Zizek on consumption and charity: What?

on März 15. 2013

So Zizek is trying to update us on consumption and charity. The probability that this guy has something worthwhile to say, conditional e.g. on what he said and wrote about vegetarians, isn’t exactly high. (Peter Singer and Paola Cavalieri have taught him a lesson in clear-thinking in the Journal of Baudrillard Studies. Yes – in the really existing Journal of Baudrillard Studies.)

He does raise some points regarding consumption and the idea of charity that might be valid under a suitable interpretation. The main problem, though, is this: He rarely tells us what this means in practice. What, precisely, should we do now? I suppose he’d be critical of the Effective Altruist idea of „cost-effective charity“ on similar grounds („philanthropy is the enemy of justice“). But this seems misguided, as Will MacAskill shows in his presentation on the Ethics of Career Choice (slide 31 onward).
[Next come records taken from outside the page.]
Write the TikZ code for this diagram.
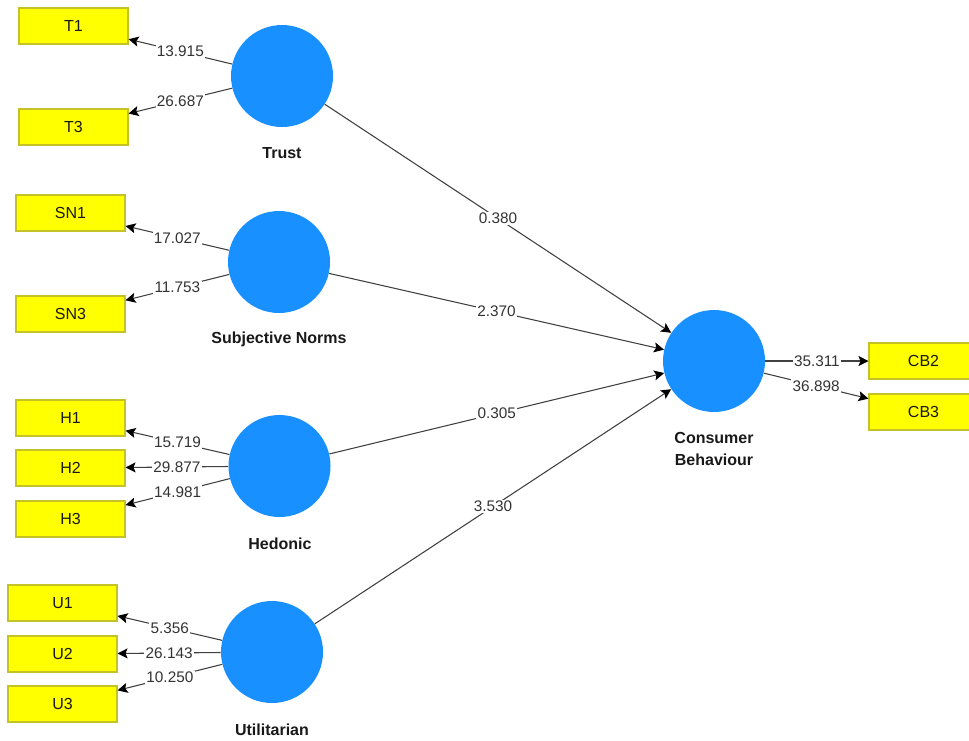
\documentclass[tikz,border=0pt]{standalone}
\usepackage{fontspec}
\setmainfont{Liberation Sans}
\usetikzlibrary{arrows.meta,positioning}
\definecolor{itemfill}{RGB}{255,255,0}
\definecolor{itemline}{RGB}{195,195,40}
\definecolor{latentblue}{RGB}{24,144,255}

\begin{document}
\begin{tikzpicture}[x=0.75pt,y=-0.75pt,
    latent/.style={circle, fill=latentblue, minimum size=76.5pt, inner sep=0pt},
    item/.style={rectangle, draw=itemline, fill=itemfill, line width=0.8pt, minimum width=81.75pt, minimum height=27pt, font=\fontsize{12}{14}\selectfont, text=black!90},
    lvname/.style={font=\bfseries\fontsize{12}{17}\selectfont, align=center, text=black!90},
    load/.style={-{Stealth[length=7.5pt,width=7.5pt,inset=1.5pt,color=black]}, draw=black!75, line width=0.8pt},
    coef/.style={fill=white, inner sep=1pt, font=\fontsize{11.5}{13}\selectfont, text=black!80}]
    \clip (0,0) rectangle (969,740);

    % Latent variables
    \node[latent] (trust) at (282,76) {};
    \node[latent] (subnorm) at (279,262) {};
    \node[latent] (hedonic) at (279.5,466) {};
    \node[latent] (utilit) at (272,652) {};
    \node[latent] (consbeh) at (714,361) {};

    \node[lvname] (trustname) at (282,153) {Trust};
    \node[lvname] (subnormname) at (279,339) {Subjective Norms};
    \node[lvname] (hedonicname) at (280,544) {Hedonic};
    \node[lvname] (utilitname) at (272,730) {Utilitarian};
    \node[lvname] (consbehname) at (714,449) {Consumer\\Behaviour};

    % Indicators
    \node[item] (t1) at (73.5,26) {T1};
    \node[item] (t3) at (73.5,127) {T3};
    \node[item] (sn1) at (70.5,213) {SN1};
    \node[item] (sn3) at (70.5,314) {SN3};
    \node[item] (h1) at (70.5,418) {H1};
    \node[item] (h2) at (70.5,468) {H2};
    \node[item] (h3) at (70.5,519) {H3};
    \node[item] (u1) at (62.5,603) {U1};
    \node[item] (u2) at (62.5,654) {U2};
    \node[item] (u3) at (62.5,704) {U3};
    \node[item] (cb2) at (923.5,361) {CB2};
    \node[item] (cb3) at (923.5,412) {CB3};

    % Outer loadings
    \draw[load] (trust) -- node[coef] {13.915} (t1);
    \draw[load] (trust) -- node[coef] {26.687} (t3);
    \draw[load] (subnorm) -- node[coef] {17.027} (sn1);
    \draw[load] (subnorm) -- node[coef] {11.753} (sn3);
    \draw[load] (hedonic) -- node[coef] {15.719} (h1);
    \draw[load] (hedonic) -- node[coef] {29.877} (h2);
    \draw[load] (hedonic) -- node[coef] {14.981} (h3);
    \draw[load] (utilit) -- node[coef] {5.356} (u1);
    \draw[load] (utilit) -- node[coef] {26.143} (u2);
    \draw[load] (utilit) -- node[coef] {10.250} (u3);
    \draw[load] (consbeh) -- node[coef] {35.311} (cb2);
    \draw[load] (consbeh) -- node[coef] {36.898} (cb3);

    % Path coefficients
    \draw[load] (trust) -- node[coef] {0.380} (consbeh);
    \draw[load] (subnorm) -- node[coef] {2.370} (consbeh);
    \draw[load] (hedonic) -- node[coef] {0.305} (consbeh);
    \draw[load] (utilit) -- node[coef] {3.530} (consbeh);
\end{tikzpicture}
\end{document}
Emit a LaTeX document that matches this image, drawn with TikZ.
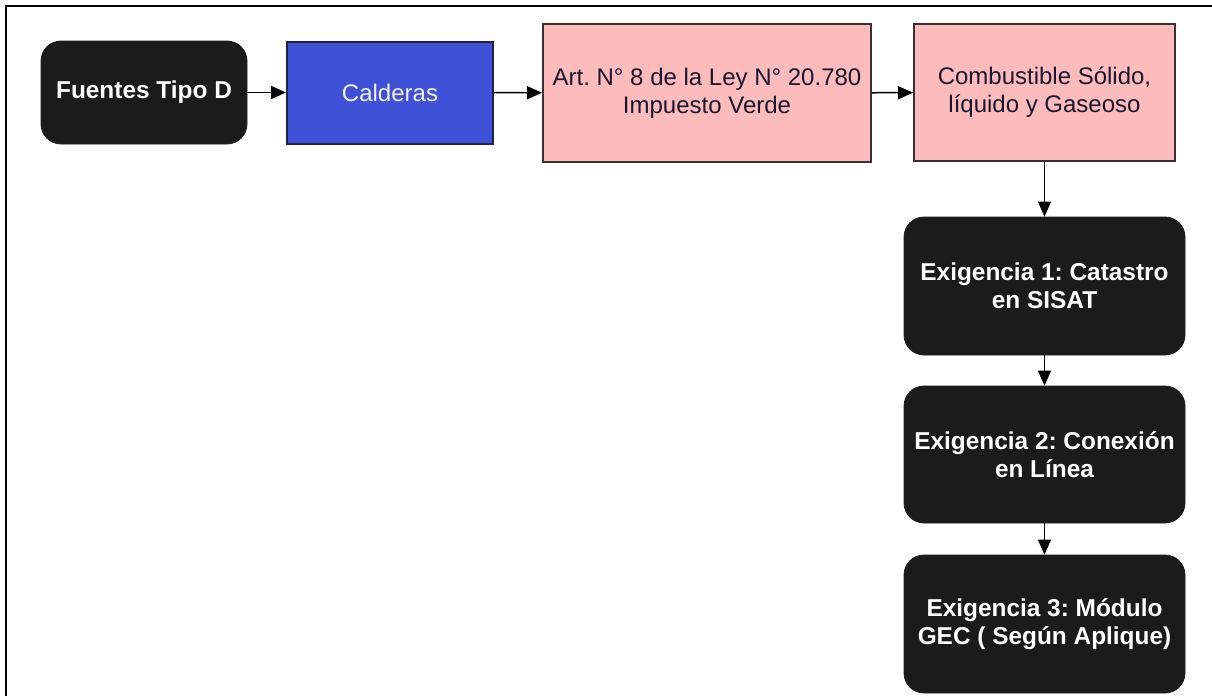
\documentclass[tikz,border=0pt]{standalone}
\usepackage{fontspec}
\setmainfont{Liberation Sans}
\usetikzlibrary{arrows.meta}
\frenchspacing

\definecolor{boxblack}{HTML}{1B1B1B}
\definecolor{calblue}{HTML}{3F51D6}
\definecolor{calline}{HTML}{1E2148}
\definecolor{leypink}{HTML}{FDBCBC}
\definecolor{leyline}{HTML}{3A2E2E}
\definecolor{leytext}{HTML}{1A1530}

\tikzset{
  darkbox/.style={fill=boxblack, draw=boxblack, rounded corners=10pt, text=white,
    font=\fontsize{12.2}{14}\selectfont\bfseries, align=center, inner sep=0pt},
  bluebox/.style={fill=calblue, draw=calline, line width=1pt, text=white!95!blue,
    font=\fontsize{12}{14}\selectfont, align=center, inner sep=0pt},
  pinkbox/.style={fill=leypink, draw=leyline, line width=1pt, text=leytext,
    font=\fontsize{12}{14}\selectfont, align=center, inner sep=0pt},
  flecha/.style={line width=0.75pt, -{Triangle[length=7.5pt,width=6.5pt]}}
}

\begin{document}
\begin{tikzpicture}[x=0.5pt, y=-0.5pt]

\useasboundingbox (0,0) rectangle (1212,696);
\draw[line width=1pt] (6,6) rectangle (1230,720);

\node[darkbox, minimum width=103pt, minimum height=51.5pt] (fuentes) at (144,92.5) {Fuentes Tipo D};
\node[bluebox, minimum width=103pt, minimum height=51pt] (calderas) at (390,92.5) {Calderas};
\node[pinkbox, minimum width=164pt, minimum height=69pt] (ley) at (707,93) {Art. N° 8 de la Ley N° 20.780\\Impuesto Verde};
\node[pinkbox, minimum width=130.5pt, minimum height=68.5pt] (combustible) at (1044.5,92.5) {Combustible Sólido,\\líquido y Gaseoso};

\node[darkbox, minimum width=140.5pt, minimum height=69pt] (exig1) at (1044.5,286) {Exigencia 1: Catastro\\en SISAT};
\node[darkbox, minimum width=140.5pt, minimum height=68.5pt] (exig2) at (1044.5,454.5) {Exigencia 2: Conexión\\en Línea};
\node[darkbox, minimum width=140.5pt, minimum height=69pt] (exig3) at (1044.5,624) {Exigencia 3: Módulo\\GEC ( Según Aplique)};

\draw[flecha] (fuentes) -- (calderas);
\draw[flecha] (calderas) -- (ley);
\draw[flecha] (ley) -- (combustible);
\draw[flecha] (combustible) -- (exig1);
\draw[flecha] (exig1) -- (exig2);
\draw[flecha] (exig2) -- (exig3);

\end{tikzpicture}
\end{document}
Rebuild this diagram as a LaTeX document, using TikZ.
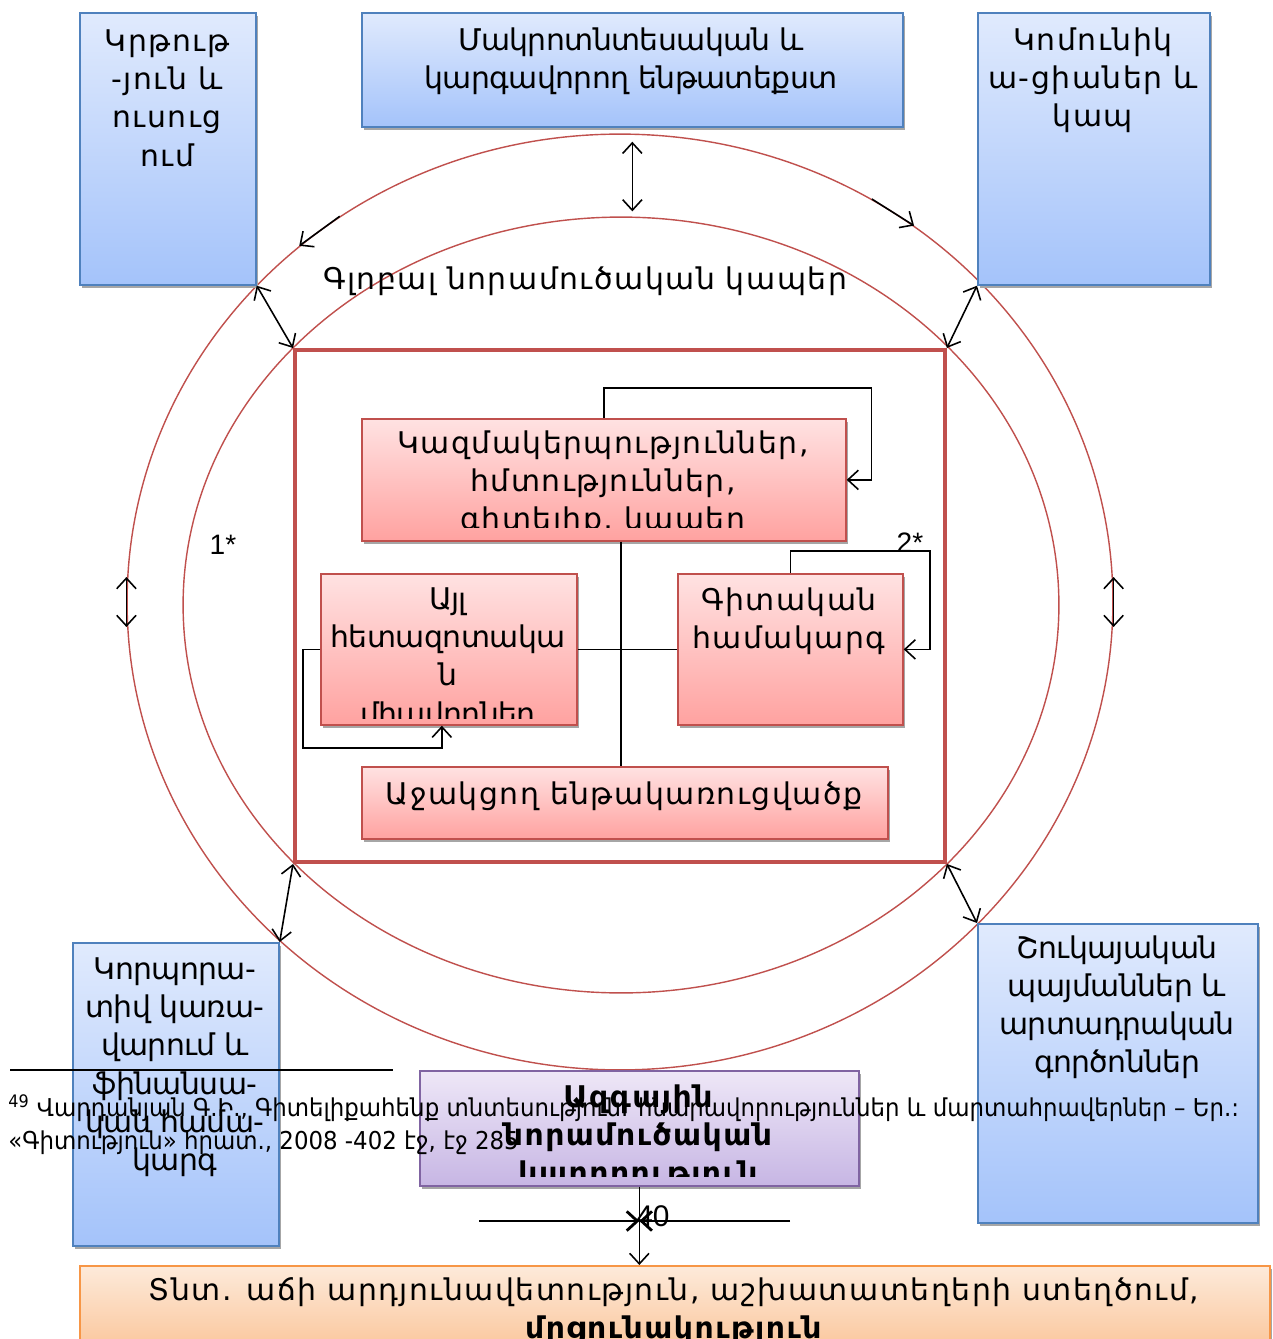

The ethical „Giving What We Can“ argument, for instance, is an argument to the effect that one should fund the organization that most cost-effectively makes the world a better place. If that’s a political organization working for some structural/systemic change, we should go for that option. But a strong empirical argument is needed here: What structural changes exactly, how beneficial would they be with what degree of certainty, and how likely are they to happen – in other words: What’s the expected value? – Zizek doesn’t seem to do much on this essential front.

In fact, the only relevant questions are the following:

(1) Ethical/Normative: What, precisely, is or should be our goal?

Zizek does a terrible job here, the goal remains unclear, he doesn’t even try to think carefully about ethics proper (continuing a Marxist tradition) – which is one reason why non-human animals don’t enter his picture.

(2) Empirical/Strategic: How, precisely, can we best achieve the goal, given our current situation and resources?

And here again, Zizek does a pretty terrible job, neither defending nor even clearly proposing answers to the question of what I should do with my time, energy and money.

Take the „bio“ point: Sure, it’s probably true that people do it mainly because it gives them warm fuzzies. They haven’t really thought about what the goal is/what „making the world a better place“ means, whether buying „bio“ achieves it, and (if so) how efficiently. But what does he offer instead? I could buy non-veg, vegetarian, vegan; regional; seasonal; organic; fair trade; … – what should I do and why? What about other things I could be doing with my money, i.e. opportunity costs? What about buying the cheapest stuff and donating the money saved to the cause/organization that most urgently needs our time, energy and money? (And what would the candidates for „most urgent cause“ be and why?) Those are the relevant questions. Whoever doesn’t address them very clearly and rationally, I submit, is wasting our limited time. Despite the fuzzies we might get from learning about how ideology is at work in toilet architecture.